Denis Flageollet is no slouch when it comes to watchmaking vessels. The brand is the brains behind floating lugs, a highly distinctive case construction model enabling optimal adjustment to any kind of wrist. First introduced with the Dream Watch 2, this element is now patented and picked up on a number of the brand’s timepieces, including the DB28. Hysek’s mobile lugs are indeed based on a somewhat similar concept.
However, De Bethune did not stop there when it came to cases. “The DB29 is the first wristwatch to feature an officer-type back with an entirely invisible hinge. Our goal was to preserve the smooth line of the case middle while avoiding the visual disturbance caused by a protruding hinge,” explains Denis Flageollet. Patek Philippe has in turn offered its own interpretation of this principle in 2013 within its Calatrava collection.
Louis Moinet quickly established itself as a proponent of highly technical watch case constructions. The basic structure already comprises almost 50 parts, including a patented winding-stem protection system. The case of the Jules Verne steps things up a notch with 82 parts and an built-in double chronograph lever system.
Finally, DeWitt has also created the incredible X-Watch, fitted with an articulated X-shaped cover partially concealing the dial of the watch. This system is activated by four pushers located on the lower and upper parts of the case. Pressing these pushers causes the X to split in the middle into two sections, thus revealing the dial beneath.
The jewellery factor
Jewellery watches involve other types of constraints. In this domain, techniques are not the issue and aesthetic appeal rules supreme. Jaquet Droz has taken this principle to its ultimate conclusion with its Lady 8 – a model adorned with a figure 8 of which the lower part actually contains the watch and the upper part a gem.
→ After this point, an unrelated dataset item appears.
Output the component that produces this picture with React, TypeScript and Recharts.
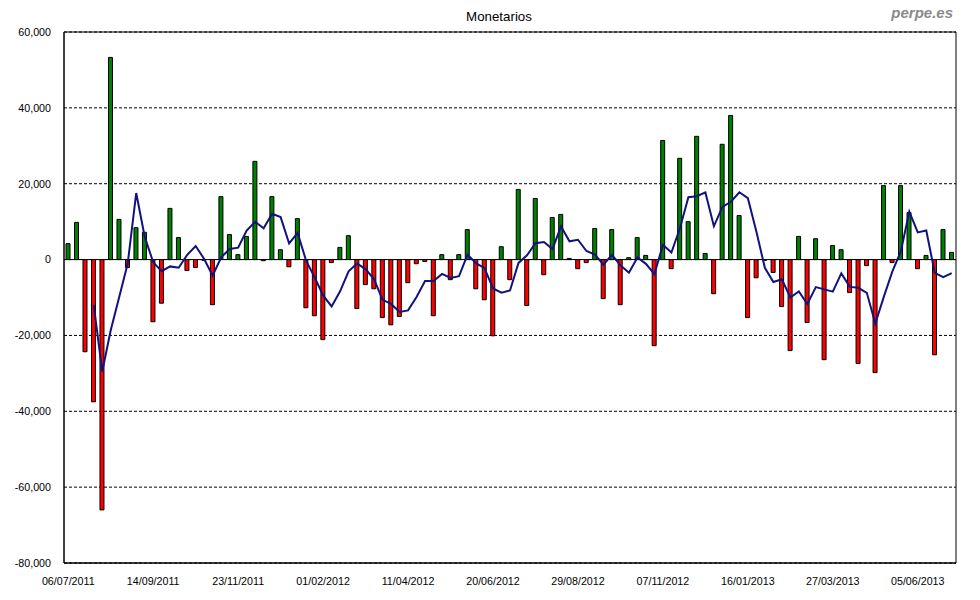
import { ComposedChart, Bar, Line, Cell, XAxis, YAxis, CartesianGrid, ReferenceLine, ReferenceArea } from 'recharts';

// weekly net flows, first week 06/07/2011
const START_DATE = Date.UTC(2011, 6, 6);
const WEEK_COUNT = 105;

const flujos = [
    4200, 9800, -24300, -37500, -66000, 53300, 10600, -2100, 8400, 7200,
    -16400, -11500, 13500, 5800, -2900, -2100, -200, -11900, 16600, 6600,
    1300, 6100, 25900, -300, 16600, 2600, -1900, 10800, -12700, -14800,
    -21100, -800, 3200, 6300, -12900, -6600, -7700, -15300, -17200, -15000,
    -6100, -1100, -500, -14800, 1300, -5300, 1300, 7900, -7700, -10600,
    -20100, 3400, -5300, 18500, -12100, 16100, -4000, 11100, 11900, 300,
    -2400, -800, 8200, -10300, 7900, -11900, 500, 5800, 1100, -22700,
    31400, -2400, 26700, 10000, 32500, 1600, -9000, 30400, 38000, 11600,
    -15300, -4800, -200, -3400, -12400, -24000, 6100, -16600, 5500, -26400,
    3700, 2600, -8700, -27400, -1600, -29800, 19500, -800, 19500, 12400,
    -2400, 1100, -25100, 7900, 1900,
];

// blue line (4 week average)
const media4 = [
    null, null, null, -11950, -29500, -18625, -9900, -1050, 17550, 6025,
    -725, -3075, -1800, -2150, 1225, 3575, 150, -4275, 600, 2775,
    3150, 7650, 9975, 8250, 12075, 11200, 4250, 7025, -300, -4650,
    -9450, -12350, -8375, -3100, -1050, -2500, -5225, -10625, -11700, -13800,
    -13400, -9850, -5675, -5625, -3775, -4825, -4375, 1300, -950, -2275,
    -7625, -8750, -8150, -875, 1125, 4300, 4625, 2775, 8775, 4825,
    5225, 2250, 1325, -1325, 1250, -1525, -3450, 575, -1125, -3825,
    3900, 1850, 8250, 16425, 16700, 17700, 8775, 13875, 15250, 17750,
    16175, 7375, -2175, -5925, -5200, -10000, -8425, -11725, -7250, -7850,
    -8450, -3650, -7200, -7450, -8775, -16875, -9825, -3175, 2100, 12650,
    7175, 7650, -3500, -4625, -3550,
];

const yTicks = [-80000, -60000, -40000, -20000, 0, 20000, 40000, 60000];

const pad = (n: number) => (n < 10 ? '0' + n : '' + n);
const semanas = Array.from({ length: WEEK_COUNT }, (_, i) => {
    const d = new Date(START_DATE + i * 7 * 86400000);
    return `${pad(d.getUTCDate())}/${pad(d.getUTCMonth() + 1)}/${d.getUTCFullYear()}`;
});

const data = semanas.map((fecha, i) => ({
    fecha,
    flujo: flujos[i],
    media: media4[i],
}));

const FONT = '"Liberation Sans", Arial, sans-serif';

export default function App() {
    return (
        <div style={{ position: 'absolute', left: 0, top: 0, width: 980, height: 600, background: '#fff', fontFamily: FONT }}>
            <div style={{ position: 'absolute', left: 0, width: 998, top: 9, textAlign: 'center', fontSize: 13.3, color: '#000' }}>
                Monetarios
            </div>
            <div style={{ position: 'absolute', right: 27, top: 4, fontSize: 15, fontWeight: 'bold', fontStyle: 'italic', color: '#8a8a8a' }}>
                perpe.es
            </div>
            <ComposedChart
                width={980}
                height={600}
                data={data}
                margin={{ top: 32, right: 24, bottom: 0, left: 8 }}
            >
                <CartesianGrid vertical={false} stroke="#000" strokeDasharray="3 2" />
                <XAxis
                    dataKey="fecha"
                    interval={9}
                    height={37}
                    tickLine={false}
                    axisLine={{ stroke: '#000' }}
                    tickSize={0}
                    tickMargin={14}
                    tick={{ fontSize: 10.7, fill: '#000', fontFamily: FONT }}
                />
                <YAxis
                    domain={[-80000, 60000]}
                    ticks={yTicks}
                    width={56}
                    tickLine={false}
                    axisLine={{ stroke: '#000' }}
                    tickSize={0}
                    tickMargin={13}
                    tickFormatter={(v: number) => v.toLocaleString('en-US')}
                    tick={{ fontSize: 10.7, fill: '#000', fontFamily: FONT }}
                />
                <ReferenceArea y1={-80000} y2={60000} fill="none" stroke="#000" strokeOpacity={1} />
                <Bar dataKey="flujo" barSize={4} stroke="#000" strokeWidth={1} isAnimationActive={false}>
                    {data.map((d, i) => (
                        <Cell key={`c-${i}`} fill={d.flujo >= 0 ? '#008000' : '#ff0000'} />
                    ))}
                </Bar>
                <ReferenceLine y={0} stroke="#000" strokeWidth={1} />
                <Line
                    dataKey="media"
                    type="linear"
                    stroke="#12127e"
                    strokeWidth={2}
                    dot={false}
                    connectNulls={false}
                    isAnimationActive={false}
                />
            </ComposedChart>
        </div>
    );
}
The brand is betting firmly on the case of this timepiece to ensure the anticipated success. The Cartier Crash watch is another example of a case featuring completely original shapes.
DeLaneau has opted to highlight the complementary nature of artistic crafts and design. The shape of its cases has become its aesthetic signature. Atame and Dôme are the most eloquent examples of this approach and feature arch-shaped lugs visibly passing through the curved and gem-set cases.